Though there is enough at the campsite to keep vacationers entertained, the area also offers plenty to do. There are 40 golf courses nearby such at the 18-hole Smuggler's Glen built among the rolling hills the region is known for. Travelers can also boat and fish on the St. Lawrence River, hike on nature trails and visit Boldt and Jorstadt Castles.

Coastal camps
California offers several luxe camping sites such as Costanoa in Pescadero, an hour south of San Francisco and situated on a rugged area of coastline. You can pitch your own tent or stay in one of its tent bungalows, which have waterproof canvas walls, electricity and water views. Three comfort stations with heated concrete floors, hot showers and a sauna are provided for guests. The site also offers wireless Internet for e-mail addicts. An outdoor hot tub and a spa with treatments such as a deep tissue massage are some of the other amenities.

Activities include horseback riding, surfing and hiking in one of the nearby state parks such as Big Basin, which has 80 miles of trails. Travelers can also visit local farms to go berry picking and cheese sampling.

Last year, the Four Seasons opened a camp at the Golden Triangle in Thailand.
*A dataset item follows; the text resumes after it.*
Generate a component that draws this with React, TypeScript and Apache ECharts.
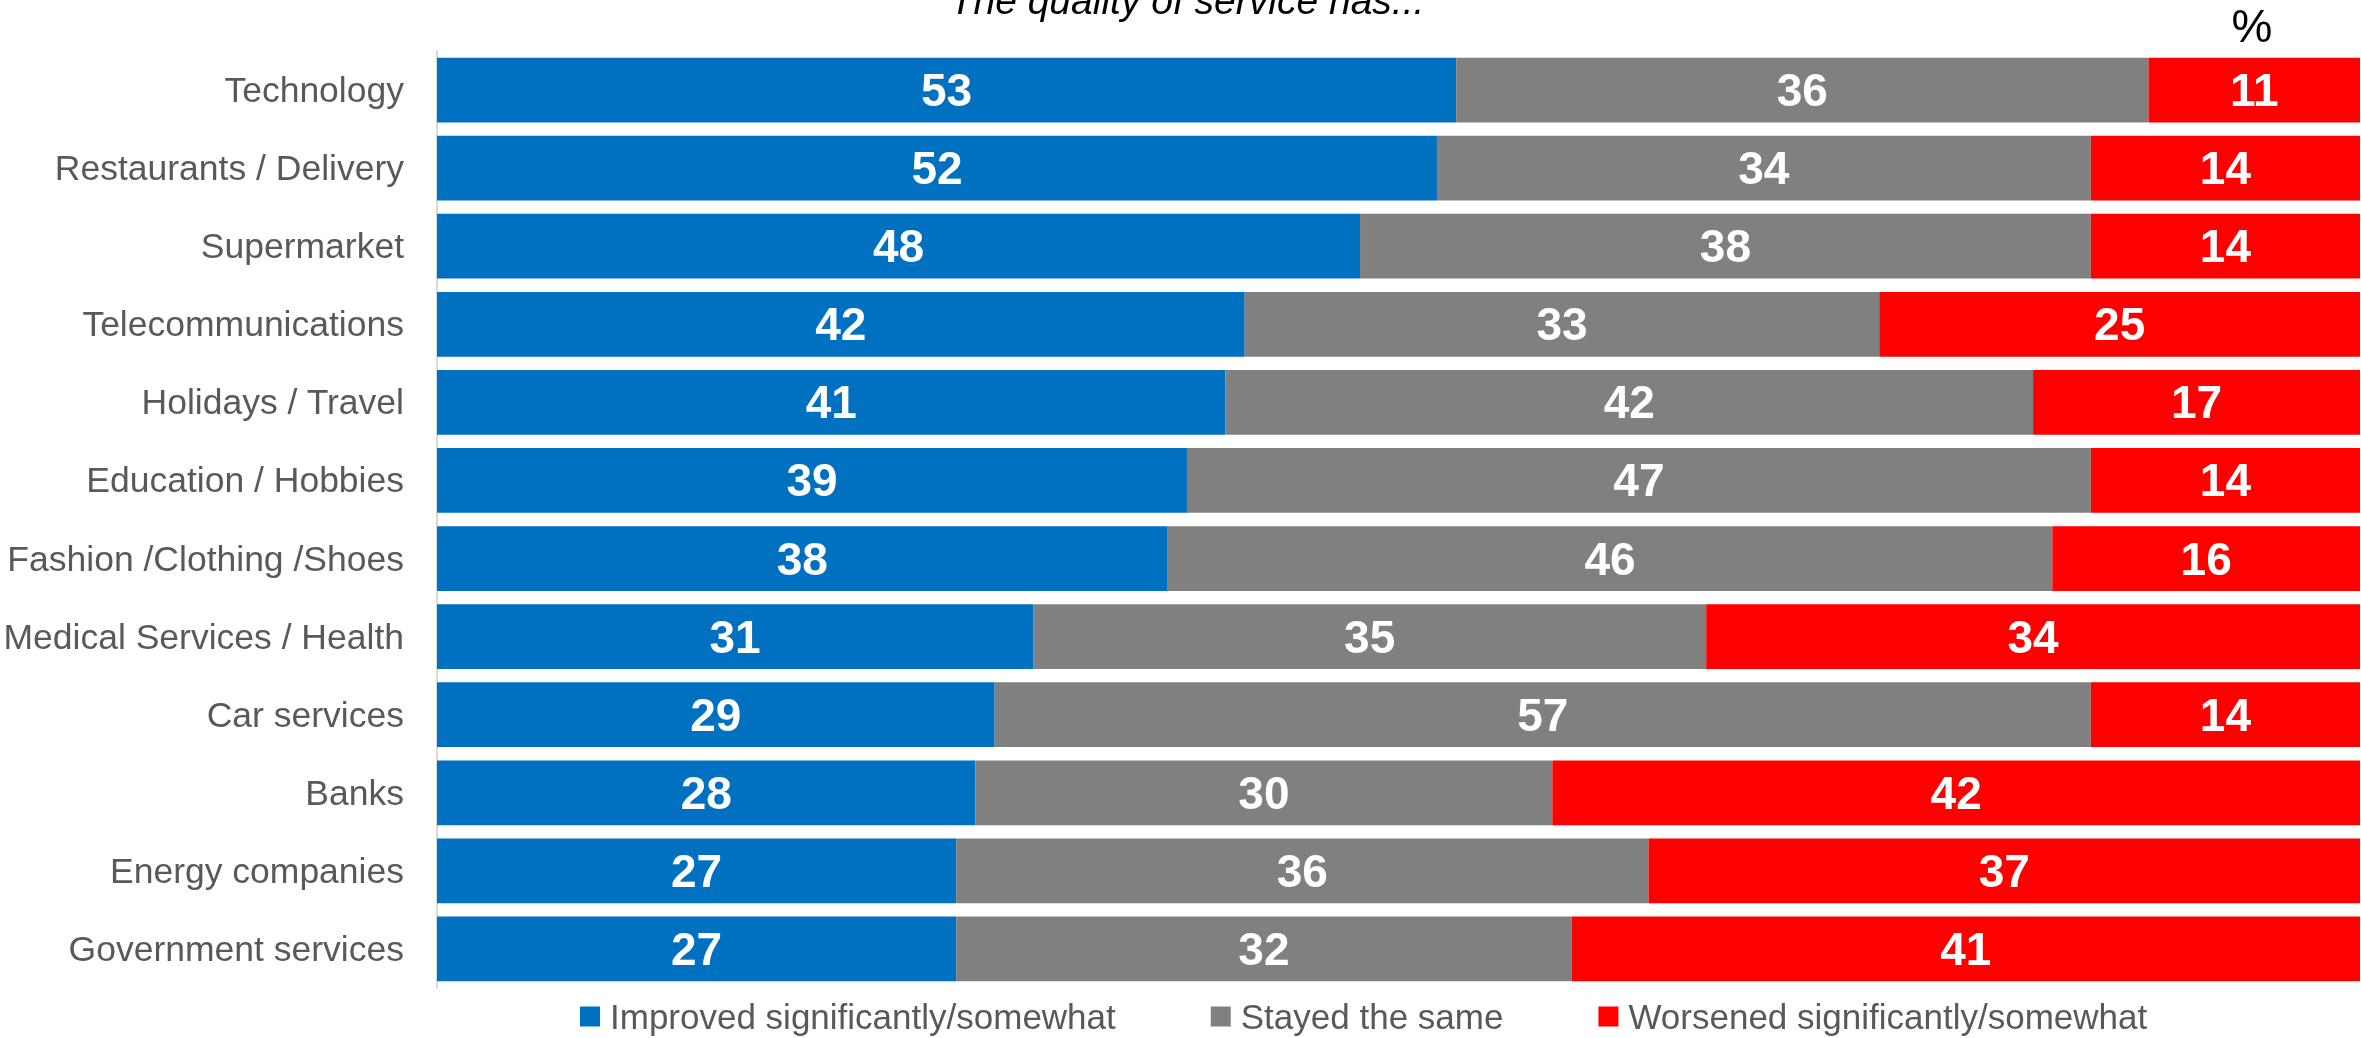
import React, { useEffect, useRef } from "react";
import * as echarts from "echarts";

const categories = [
  "Technology",
  "Restaurants / Delivery",
  "Supermarket",
  "Telecommunications",
  "Holidays / Travel",
  "Education / Hobbies",
  "Fashion /Clothing /Shoes",
  "Medical Services / Health",
  "Car services",
  "Banks",
  "Energy companies",
  "Government services",
];
const improved = [53, 52, 48, 42, 41, 39, 38, 31, 29, 28, 27, 27];
const stayed = [36, 34, 38, 33, 42, 47, 46, 35, 57, 30, 36, 32];
const worsened = [11, 14, 14, 25, 17, 14, 16, 34, 14, 42, 37, 41];
const seriesNames = [
  "Improved significantly/somewhat",
  "Stayed the same",
  "Worsened significantly/somewhat",
];
const colors = ["#0070C0", "#808080", "#FF0000"];
const FONT = "Liberation Sans, Arial, sans-serif";

export default function App() {
  const ref = useRef<HTMLDivElement>(null);
  useEffect(() => {
    const chart = echarts.init(ref.current!, null, { renderer: "svg" });
    const mk = (name: string, data: number[], color: string) => ({
      name,
      type: "bar",
      stack: "total",
      data,
      barCategoryGap: "17%",
      itemStyle: { color },
      label: {
        show: true,
        position: "inside",
        color: "#FFFFFF",
        fontFamily: FONT,
        fontWeight: "bold",
        fontSize: 46,
      },
    });
    chart.setOption({
      animation: false,
      textStyle: { fontFamily: FONT },
      grid: {
        left: 437,
        right: 1,
        top: 51,
        bottom: 50,
        containLabel: false,
        outerBoundsMode: "none",
      },
      legend: {
        left: 575,
        top: 994,
        itemWidth: 20,
        itemHeight: 20,
        itemGap: 95,
        icon: "rect",
        textStyle: { fontSize: 35, color: "#595959", fontFamily: FONT, padding: [0, 0, 0, 5] },
        data: seriesNames,
      },
      graphic: [
        {
          type: "text",
          x: 1187,
          y: 20,
          style: {
            text: "The quality of service has...",
            fontFamily: FONT,
            fontStyle: "italic",
            fontSize: 39,
            fill: "#000000",
            textAlign: "center",
            textVerticalAlign: "bottom",
          },
        },
        {
          type: "text",
          x: 2252,
          y: 26,
          style: {
            text: "%",
            fontFamily: FONT,
            fontSize: 46,
            fill: "#000000",
            textAlign: "center",
            textVerticalAlign: "middle",
          },
        },
      ],
      xAxis: {
        type: "value",
        min: 0,
        max: 100,
        show: false,
      },
      yAxis: {
        type: "category",
        inverse: true,
        data: categories,
        axisLine: { show: true, lineStyle: { color: "#D9D9D9", width: 2 } },
        axisTick: { show: false },
        axisLabel: {
          fontSize: 35.5,
          color: "#595959",
          fontFamily: FONT,
          margin: 33,
        },
      },
      series: [
        mk(seriesNames[0], improved, colors[0]),
        mk(seriesNames[1], stayed, colors[1]),
        mk(seriesNames[2], worsened, colors[2]),
      ],
    });
    return () => chart.dispose();
  }, []);
  return (
    <div
      ref={ref}
      style={{ position: "fixed", left: 0, top: 0, width: 2361, height: 1038 }}
    />
  );
}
Guests stay in 15 canvas tents, which have outdoor showers, king or twin beds, copper bathtubs and high-speed Internet access. The camp is surrounded by the Ruak and Mekong Rivers, the Burmese border, the mountains in Laos and the jungle. The camp organizes trips down the rivers and hiking on the mountain trails. Guests also can ride elephants through the jungle. There's a spa and an open-air restaurant that serves Thai cuisine, such as grilled fish in banana leaves.

It may be camping, but experiences like these don't come cheap.

While most barebones sites charge $10 a night, the prices for upscale camps run higher. A night at Costanoa starts at $115, for example, and the Four Seasons camp costs $1,550 for three days. The KOA property in Ontario comes in the lowest with prices starting at $27 a night.